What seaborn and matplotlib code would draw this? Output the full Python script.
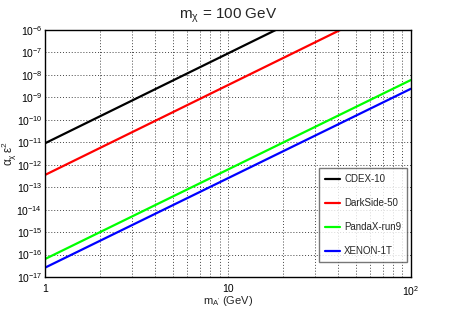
import numpy as np
import pandas as pd
import matplotlib
matplotlib.use('Agg')
import matplotlib.pyplot as plt
import seaborn as sns
from matplotlib.ticker import LogLocator, FixedLocator, FixedFormatter, NullFormatter

# ================================
# 데이터
# ================================
m_A = [1, 10, 100]
cdex10 = [9.0e-12, 9.0e-8, 9.0e-4]
darkside50 = [3.5e-13, 3.5e-9, 3.5e-5]
pandax_run9 = [6.3e-17, 6.1e-13, 5.9e-9]
xenon1t = [2.6e-17, 2.5e-13, 2.4e-9]

experiments = ['CDEX-10', 'DarkSide-50', 'PandaX-run9', 'XENON-1T']
colors = ['#000000', '#ff0000', '#00ff00', '#0000ff']

x_ticks = [1, 10, 100]
x_ticklabels = ['1', '10', '$10^{2}$']

df = pd.concat([
    pd.DataFrame({'m': m_A, 'limit': vals, 'experiment': name})
    for name, vals in zip(experiments, [cdex10, darkside50, pandax_run9, xenon1t])
])

# ================================
# 스타일
# ================================
sns.set_style('white')
plt.rcParams['font.family'] = ['Liberation Sans', 'DejaVu Sans']
plt.rcParams['mathtext.fontset'] = 'custom'
plt.rcParams['mathtext.rm'] = 'Liberation Sans'
plt.rcParams['mathtext.it'] = 'Liberation Sans:italic'
plt.rcParams['mathtext.default'] = 'regular'

fig = plt.figure(figsize=(4.57, 3.09), dpi=100)
ax = fig.add_axes([0.0985, 0.1036, 0.8005, 0.7994])

sns.lineplot(
    data=df, x='m', y='limit', hue='experiment', hue_order=experiments,
    palette=dict(zip(experiments, colors)), linewidth=1.6, ax=ax
)

ax.set_xscale('log')
ax.set_yscale('log')
ax.set_xlim(1, 100)
ax.set_ylim(1e-17, 1e-6)

ax.xaxis.set_major_locator(FixedLocator(x_ticks))
ax.xaxis.set_major_formatter(FixedFormatter(x_ticklabels))
ax.xaxis.set_minor_locator(LogLocator(base=10, subs=np.arange(2, 10), numticks=50))
ax.xaxis.set_minor_formatter(NullFormatter())
ax.yaxis.set_major_locator(LogLocator(base=10, numticks=30))
ax.yaxis.set_minor_locator(LogLocator(base=10, subs=np.arange(2, 10), numticks=200))
ax.yaxis.set_minor_formatter(NullFormatter())

ax.tick_params(which='both', direction='in', labelsize=7.5, colors='#222222', labelcolor='black')
ax.tick_params(which='major', length=6, width=0.8)
ax.tick_params(which='minor', length=3.5, width=0.6)
ax.tick_params(axis='x', pad=5)
ax.tick_params(axis='y', pad=2)

ax.grid(True, which='major', axis='both', linestyle=(0, (1, 2)), color='#444444', linewidth=0.7)
ax.grid(True, which='minor', axis='x', linestyle=(0, (1, 2)), color='#444444', linewidth=0.7)

for s in ax.spines.values():
    s.set_color('black')
    s.set_linewidth(1.0)

ax.set_title(r'm$_{\chi}$ = 100 GeV', fontsize=11, pad=8)
ax.set_xlabel(r"m$_{A'}$ (GeV)", fontsize=8)
ax.xaxis.set_label_coords(0.5, -0.068)
ax.set_ylabel(r'$\alpha_{\chi}\,\varepsilon^{2}$', fontsize=8.5)
ax.yaxis.set_label_coords(-0.07, 0.5)

leg = ax.legend(
    loc='lower right', bbox_to_anchor=(0.99, 0.06), borderaxespad=0,
    fontsize=7, frameon=True, fancybox=False, edgecolor='#555555',
    labelspacing=1.45, handlelength=1.6, handletextpad=0.4, borderpad=0.6
)
leg.get_frame().set_linewidth(1.0)
for line in leg.get_lines():
    line.set_linewidth(1.6)

plt.savefig('out.png', dpi=100)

+ + + + +

*REQUIRED TASK*: Reproduce every line precisely as given, omitting all pictures.

*SOLUTION*:
What seaborn and matplotlib code would draw this? Output the full Python script.
import numpy as np
import pandas as pd
import matplotlib
matplotlib.use('Agg')
import matplotlib.pyplot as plt
import seaborn as sns
from matplotlib.ticker import LogLocator, FixedLocator, FixedFormatter, NullFormatter

# ================================
# 데이터
# ================================
m_A = [1, 10, 100]
cdex10 = [9.0e-12, 9.0e-8, 9.0e-4]
darkside50 = [3.5e-13, 3.5e-9, 3.5e-5]
pandax_run9 = [6.3e-17, 6.1e-13, 5.9e-9]
xenon1t = [2.6e-17, 2.5e-13, 2.4e-9]

experiments = ['CDEX-10', 'DarkSide-50', 'PandaX-run9', 'XENON-1T']
colors = ['#000000', '#ff0000', '#00ff00', '#0000ff']

x_ticks = [1, 10, 100]
x_ticklabels = ['1', '10', '$10^{2}$']

df = pd.concat([
    pd.DataFrame({'m': m_A, 'limit': vals, 'experiment': name})
    for name, vals in zip(experiments, [cdex10, darkside50, pandax_run9, xenon1t])
])

# ================================
# 스타일
# ================================
sns.set_style('white')
plt.rcParams['font.family'] = ['Liberation Sans', 'DejaVu Sans']
plt.rcParams['mathtext.fontset'] = 'custom'
plt.rcParams['mathtext.rm'] = 'Liberation Sans'
plt.rcParams['mathtext.it'] = 'Liberation Sans:italic'
plt.rcParams['mathtext.default'] = 'regular'

fig = plt.figure(figsize=(4.57, 3.09), dpi=100)
ax = fig.add_axes([0.0985, 0.1036, 0.8005, 0.7994])

sns.lineplot(
    data=df, x='m', y='limit', hue='experiment', hue_order=experiments,
    palette=dict(zip(experiments, colors)), linewidth=1.6, ax=ax
)

ax.set_xscale('log')
ax.set_yscale('log')
ax.set_xlim(1, 100)
ax.set_ylim(1e-17, 1e-6)

ax.xaxis.set_major_locator(FixedLocator(x_ticks))
ax.xaxis.set_major_formatter(FixedFormatter(x_ticklabels))
ax.xaxis.set_minor_locator(LogLocator(base=10, subs=np.arange(2, 10), numticks=50))
ax.xaxis.set_minor_formatter(NullFormatter())
ax.yaxis.set_major_locator(LogLocator(base=10, numticks=30))
ax.yaxis.set_minor_locator(LogLocator(base=10, subs=np.arange(2, 10), numticks=200))
ax.yaxis.set_minor_formatter(NullFormatter())

ax.tick_params(which='both', direction='in', labelsize=7.5, colors='#222222', labelcolor='black')
ax.tick_params(which='major', length=6, width=0.8)
ax.tick_params(which='minor', length=3.5, width=0.6)
ax.tick_params(axis='x', pad=5)
ax.tick_params(axis='y', pad=2)

ax.grid(True, which='major', axis='both', linestyle=(0, (1, 2)), color='#444444', linewidth=0.7)
ax.grid(True, which='minor', axis='x', linestyle=(0, (1, 2)), color='#444444', linewidth=0.7)

for s in ax.spines.values():
    s.set_color('black')
    s.set_linewidth(1.0)

ax.set_title(r'm$_{\chi}$ = 100 GeV', fontsize=11, pad=8)
ax.set_xlabel(r"m$_{A'}$ (GeV)", fontsize=8)
ax.xaxis.set_label_coords(0.5, -0.068)
ax.set_ylabel(r'$\alpha_{\chi}\,\varepsilon^{2}$', fontsize=8.5)
ax.yaxis.set_label_coords(-0.07, 0.5)

leg = ax.legend(
    loc='lower right', bbox_to_anchor=(0.99, 0.06), borderaxespad=0,
    fontsize=7, frameon=True, fancybox=False, edgecolor='#555555',
    labelspacing=1.45, handlelength=1.6, handletextpad=0.4, borderpad=0.6
)
leg.get_frame().set_linewidth(1.0)
for line in leg.get_lines():
    line.set_linewidth(1.6)

plt.savefig('out.png', dpi=100)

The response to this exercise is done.